History and Games This Week
Welcome to the week in history and games, a short collection of links to stories and news that we hope you find interesting.
We missed you last week! Bob and his family were still recovering from the awful weather and subsequent power outages in Texas, while John spent Monday morning meditating and staring at the foot of water in his basement. We decided we could take a week off.
John has been playing a bunch of Valheim with his seven year old, because whatever time-elastic era between 2020 and 2021 we now inhabit has apparently become the Age of Viking for Video Game People, and because you can get a lot of mileage out of house building. The game's success is startling and heartwarming, the latest reminder that small teams can achieve much success in video games. This seems to have spread to the game's co-operative community as well: Emma Kent writes about an amazing group of players who will join your server and help recover your items if you met your demise in an area you otherwise are not going to get back to. The creativity of the Valheim player base is pretty astonishing as well. A lot of people are building Viking homes! Or what they think are Viking homes! Or what they have researched Viking homes look like! I am hopeful we are going to have some good Valheim historical writing out there soon.
Noclip, the video game documentary folks who recently made some changes to their Patreon, have announced that their classic video game series "Greatest Hits" will begin with Rollercoaster Tycoon. We're excited to see how Noclip approach this.
We mentioned in the last of these Monday updates that Diablo 2 was coming back and that some of us were pretty excited... Well, Blizzard has doubled down on their service to the past - and many of our youths - by ensuring people can use saves from the original version of the game in the upcoming remaster.
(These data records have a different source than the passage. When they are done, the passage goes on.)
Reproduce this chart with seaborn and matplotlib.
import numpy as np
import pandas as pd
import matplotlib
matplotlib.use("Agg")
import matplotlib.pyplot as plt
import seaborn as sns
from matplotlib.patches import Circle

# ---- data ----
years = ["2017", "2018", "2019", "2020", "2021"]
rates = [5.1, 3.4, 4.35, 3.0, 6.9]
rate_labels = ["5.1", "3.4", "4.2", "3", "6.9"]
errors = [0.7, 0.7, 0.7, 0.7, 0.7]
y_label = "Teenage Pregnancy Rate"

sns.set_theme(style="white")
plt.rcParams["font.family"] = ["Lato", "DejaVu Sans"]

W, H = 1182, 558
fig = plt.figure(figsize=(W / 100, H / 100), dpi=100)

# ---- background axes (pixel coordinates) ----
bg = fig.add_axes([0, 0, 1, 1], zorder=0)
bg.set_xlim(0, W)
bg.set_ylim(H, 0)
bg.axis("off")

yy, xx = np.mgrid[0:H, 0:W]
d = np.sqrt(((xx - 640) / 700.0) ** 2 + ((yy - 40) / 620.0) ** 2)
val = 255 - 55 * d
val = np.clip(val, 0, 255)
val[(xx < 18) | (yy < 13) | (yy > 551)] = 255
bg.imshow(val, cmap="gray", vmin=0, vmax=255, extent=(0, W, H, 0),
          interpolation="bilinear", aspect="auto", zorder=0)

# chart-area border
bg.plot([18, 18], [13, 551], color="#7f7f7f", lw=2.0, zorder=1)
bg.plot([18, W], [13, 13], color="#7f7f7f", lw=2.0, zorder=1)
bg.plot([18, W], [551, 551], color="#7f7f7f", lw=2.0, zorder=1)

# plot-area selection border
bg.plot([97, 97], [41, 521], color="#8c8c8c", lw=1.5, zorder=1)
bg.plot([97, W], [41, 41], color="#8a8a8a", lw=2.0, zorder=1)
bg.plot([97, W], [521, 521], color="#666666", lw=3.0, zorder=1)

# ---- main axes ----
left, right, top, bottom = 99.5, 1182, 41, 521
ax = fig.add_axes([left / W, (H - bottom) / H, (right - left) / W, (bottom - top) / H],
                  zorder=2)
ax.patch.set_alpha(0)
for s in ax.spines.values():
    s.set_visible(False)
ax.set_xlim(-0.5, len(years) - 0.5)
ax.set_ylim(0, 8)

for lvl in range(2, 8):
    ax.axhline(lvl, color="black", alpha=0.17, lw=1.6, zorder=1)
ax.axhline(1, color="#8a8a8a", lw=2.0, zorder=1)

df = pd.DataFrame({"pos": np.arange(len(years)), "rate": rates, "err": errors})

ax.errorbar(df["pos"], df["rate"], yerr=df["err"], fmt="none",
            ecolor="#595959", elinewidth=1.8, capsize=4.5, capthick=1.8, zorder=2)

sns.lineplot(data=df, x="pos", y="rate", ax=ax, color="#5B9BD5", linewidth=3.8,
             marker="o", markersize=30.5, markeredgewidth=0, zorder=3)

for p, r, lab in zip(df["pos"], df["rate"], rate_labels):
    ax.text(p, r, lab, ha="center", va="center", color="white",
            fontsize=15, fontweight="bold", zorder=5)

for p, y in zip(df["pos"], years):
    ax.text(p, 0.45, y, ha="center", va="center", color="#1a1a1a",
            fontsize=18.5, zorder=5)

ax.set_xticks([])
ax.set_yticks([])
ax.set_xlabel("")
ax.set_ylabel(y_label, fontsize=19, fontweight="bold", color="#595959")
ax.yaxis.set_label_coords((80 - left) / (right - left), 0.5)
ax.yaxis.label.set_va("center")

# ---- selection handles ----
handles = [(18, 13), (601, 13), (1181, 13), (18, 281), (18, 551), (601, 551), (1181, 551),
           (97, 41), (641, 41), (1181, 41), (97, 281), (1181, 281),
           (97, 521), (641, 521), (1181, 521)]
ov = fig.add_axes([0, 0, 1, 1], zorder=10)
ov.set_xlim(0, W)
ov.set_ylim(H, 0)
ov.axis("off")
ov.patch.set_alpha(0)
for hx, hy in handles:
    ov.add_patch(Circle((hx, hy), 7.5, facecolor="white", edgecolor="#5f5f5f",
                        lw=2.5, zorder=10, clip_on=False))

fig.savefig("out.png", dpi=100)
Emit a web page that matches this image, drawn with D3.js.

Some context here: a lot of fans were pretty upset with Warcraft III: Reforged, both in terms of its execution and its poor comparison to Blizzard's promises. Fan service like this seems to be largely driven by those frustrations. Some very recent history there.
I leave you with a fantastic bit of video game madness: someone has decided to create a mod that bridges the games Crusader Kings 3 and Mount and Blade 2: Bannerlord so that you can play out the battles of your various grand strategy machinations from the former game in the latter. Amazing. One day we will perhaps create and subsequently play the ultimate historical video game.